INSTRUCTION
Track down each line that has the word "this" and copy it.

RAW RECORDS
:::::

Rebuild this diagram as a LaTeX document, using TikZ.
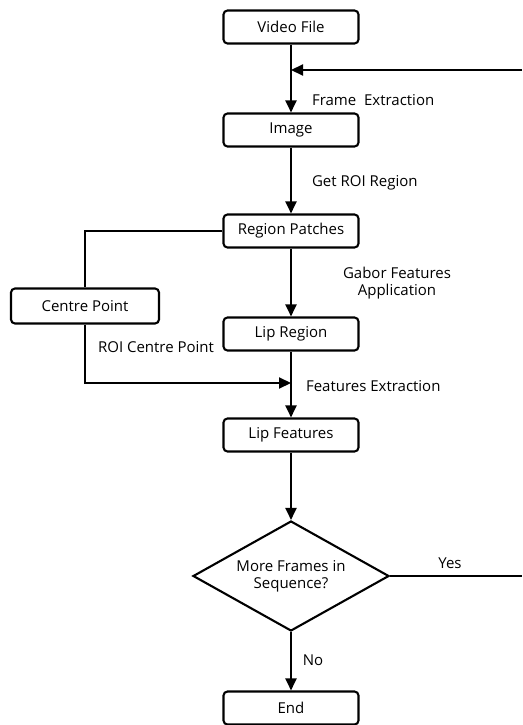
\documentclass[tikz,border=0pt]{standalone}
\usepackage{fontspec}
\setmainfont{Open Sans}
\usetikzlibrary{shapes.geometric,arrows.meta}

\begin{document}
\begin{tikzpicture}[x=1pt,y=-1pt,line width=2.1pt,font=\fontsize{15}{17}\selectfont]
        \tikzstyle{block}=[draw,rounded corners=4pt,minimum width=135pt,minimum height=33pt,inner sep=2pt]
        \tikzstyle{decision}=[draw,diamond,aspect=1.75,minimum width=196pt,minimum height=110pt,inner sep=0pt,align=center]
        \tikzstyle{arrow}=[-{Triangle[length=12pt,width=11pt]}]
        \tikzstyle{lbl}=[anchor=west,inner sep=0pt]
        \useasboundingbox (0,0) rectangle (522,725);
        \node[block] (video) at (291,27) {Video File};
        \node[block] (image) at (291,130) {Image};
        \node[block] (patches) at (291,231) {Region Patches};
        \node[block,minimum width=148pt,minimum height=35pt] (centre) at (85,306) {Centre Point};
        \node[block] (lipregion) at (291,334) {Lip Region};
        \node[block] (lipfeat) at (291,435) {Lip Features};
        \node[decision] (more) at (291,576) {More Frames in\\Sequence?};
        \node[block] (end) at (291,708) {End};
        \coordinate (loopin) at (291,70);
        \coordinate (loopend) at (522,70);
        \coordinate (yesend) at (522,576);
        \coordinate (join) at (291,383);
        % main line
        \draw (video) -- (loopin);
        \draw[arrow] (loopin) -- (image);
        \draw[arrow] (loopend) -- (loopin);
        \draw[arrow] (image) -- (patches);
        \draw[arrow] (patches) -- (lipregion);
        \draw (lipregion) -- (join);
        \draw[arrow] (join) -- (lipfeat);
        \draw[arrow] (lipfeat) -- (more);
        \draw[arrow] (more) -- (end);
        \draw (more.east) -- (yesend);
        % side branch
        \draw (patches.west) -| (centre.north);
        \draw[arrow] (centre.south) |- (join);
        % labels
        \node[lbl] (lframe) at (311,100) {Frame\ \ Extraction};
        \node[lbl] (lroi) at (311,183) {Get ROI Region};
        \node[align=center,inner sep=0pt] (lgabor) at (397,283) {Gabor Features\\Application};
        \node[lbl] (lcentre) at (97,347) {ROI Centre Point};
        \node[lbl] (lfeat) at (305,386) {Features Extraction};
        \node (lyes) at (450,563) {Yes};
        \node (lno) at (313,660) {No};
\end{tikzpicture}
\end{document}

:::::

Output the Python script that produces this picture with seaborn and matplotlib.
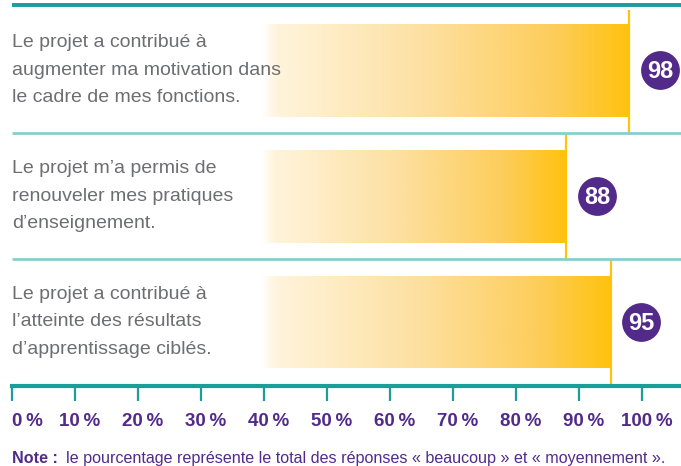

:::::

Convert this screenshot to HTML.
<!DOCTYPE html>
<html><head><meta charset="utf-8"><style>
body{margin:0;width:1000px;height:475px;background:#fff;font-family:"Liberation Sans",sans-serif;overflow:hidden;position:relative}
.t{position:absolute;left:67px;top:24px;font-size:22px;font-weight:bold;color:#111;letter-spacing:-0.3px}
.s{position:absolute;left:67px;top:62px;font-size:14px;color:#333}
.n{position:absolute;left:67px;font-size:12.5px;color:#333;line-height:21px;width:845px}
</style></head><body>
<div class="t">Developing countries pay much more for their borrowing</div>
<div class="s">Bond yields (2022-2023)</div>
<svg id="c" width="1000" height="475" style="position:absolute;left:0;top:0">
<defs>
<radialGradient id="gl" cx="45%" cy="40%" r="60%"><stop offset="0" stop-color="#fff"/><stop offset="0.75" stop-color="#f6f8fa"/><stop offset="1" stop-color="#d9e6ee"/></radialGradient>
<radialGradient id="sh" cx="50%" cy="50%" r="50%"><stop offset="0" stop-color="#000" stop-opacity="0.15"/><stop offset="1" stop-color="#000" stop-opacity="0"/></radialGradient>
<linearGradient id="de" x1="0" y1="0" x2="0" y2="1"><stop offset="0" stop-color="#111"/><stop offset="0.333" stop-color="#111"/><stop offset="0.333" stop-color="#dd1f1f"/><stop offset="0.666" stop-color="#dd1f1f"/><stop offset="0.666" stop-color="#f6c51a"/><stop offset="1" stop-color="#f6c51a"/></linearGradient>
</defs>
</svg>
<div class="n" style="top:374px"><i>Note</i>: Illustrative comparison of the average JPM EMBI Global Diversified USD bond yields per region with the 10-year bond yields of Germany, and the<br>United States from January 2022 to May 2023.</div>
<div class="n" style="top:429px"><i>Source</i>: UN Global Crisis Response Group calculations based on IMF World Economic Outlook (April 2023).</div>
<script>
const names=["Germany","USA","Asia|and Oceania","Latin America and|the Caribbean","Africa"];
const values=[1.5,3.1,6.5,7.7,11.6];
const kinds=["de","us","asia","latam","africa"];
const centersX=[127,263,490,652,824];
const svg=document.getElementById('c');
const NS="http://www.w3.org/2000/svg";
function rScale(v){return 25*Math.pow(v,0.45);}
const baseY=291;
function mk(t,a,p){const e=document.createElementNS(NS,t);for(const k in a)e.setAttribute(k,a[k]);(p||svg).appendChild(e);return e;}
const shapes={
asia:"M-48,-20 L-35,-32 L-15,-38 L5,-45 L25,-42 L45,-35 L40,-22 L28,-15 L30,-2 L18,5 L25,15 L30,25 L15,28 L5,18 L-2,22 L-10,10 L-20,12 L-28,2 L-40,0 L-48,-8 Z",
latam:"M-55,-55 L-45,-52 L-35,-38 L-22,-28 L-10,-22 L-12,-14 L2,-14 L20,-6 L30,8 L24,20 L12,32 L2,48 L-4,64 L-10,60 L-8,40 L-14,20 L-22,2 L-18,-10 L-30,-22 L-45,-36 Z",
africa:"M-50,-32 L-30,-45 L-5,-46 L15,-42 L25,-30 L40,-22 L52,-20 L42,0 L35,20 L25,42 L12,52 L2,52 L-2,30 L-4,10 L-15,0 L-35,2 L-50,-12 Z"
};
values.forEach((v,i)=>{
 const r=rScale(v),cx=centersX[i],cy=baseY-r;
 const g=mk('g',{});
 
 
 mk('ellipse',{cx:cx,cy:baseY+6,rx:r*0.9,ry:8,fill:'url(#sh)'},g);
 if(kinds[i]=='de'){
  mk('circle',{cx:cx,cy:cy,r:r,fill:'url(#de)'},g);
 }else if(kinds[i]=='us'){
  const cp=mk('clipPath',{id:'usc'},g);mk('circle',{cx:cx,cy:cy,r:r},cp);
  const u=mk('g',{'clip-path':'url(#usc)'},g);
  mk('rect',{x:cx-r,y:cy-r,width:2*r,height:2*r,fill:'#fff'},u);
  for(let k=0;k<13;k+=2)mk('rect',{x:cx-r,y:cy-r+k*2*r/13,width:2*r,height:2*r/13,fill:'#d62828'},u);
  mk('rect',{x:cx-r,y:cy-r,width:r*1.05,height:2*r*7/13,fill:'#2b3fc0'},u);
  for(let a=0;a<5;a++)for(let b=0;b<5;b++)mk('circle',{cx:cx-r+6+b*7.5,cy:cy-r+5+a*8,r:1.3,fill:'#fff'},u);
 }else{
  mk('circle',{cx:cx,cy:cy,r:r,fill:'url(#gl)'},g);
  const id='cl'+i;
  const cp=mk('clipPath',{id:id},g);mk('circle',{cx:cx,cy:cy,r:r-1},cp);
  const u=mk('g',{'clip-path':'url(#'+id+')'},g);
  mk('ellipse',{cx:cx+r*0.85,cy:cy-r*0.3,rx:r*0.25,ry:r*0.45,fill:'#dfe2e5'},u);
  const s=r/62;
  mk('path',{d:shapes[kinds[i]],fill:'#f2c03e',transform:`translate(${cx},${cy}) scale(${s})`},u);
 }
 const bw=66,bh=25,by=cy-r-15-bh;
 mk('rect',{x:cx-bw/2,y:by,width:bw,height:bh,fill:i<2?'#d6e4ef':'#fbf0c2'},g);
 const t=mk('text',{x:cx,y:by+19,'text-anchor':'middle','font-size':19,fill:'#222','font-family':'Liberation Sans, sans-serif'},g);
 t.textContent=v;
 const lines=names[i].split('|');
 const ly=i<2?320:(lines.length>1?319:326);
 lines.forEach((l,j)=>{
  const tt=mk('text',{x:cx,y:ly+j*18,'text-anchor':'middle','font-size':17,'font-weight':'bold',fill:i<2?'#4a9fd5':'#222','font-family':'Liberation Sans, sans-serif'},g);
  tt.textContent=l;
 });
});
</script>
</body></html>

:::::

RESULT
Rebuild this diagram as a LaTeX document, using TikZ.
Output the Python script that produces this picture with seaborn and matplotlib.
Convert this screenshot to HTML.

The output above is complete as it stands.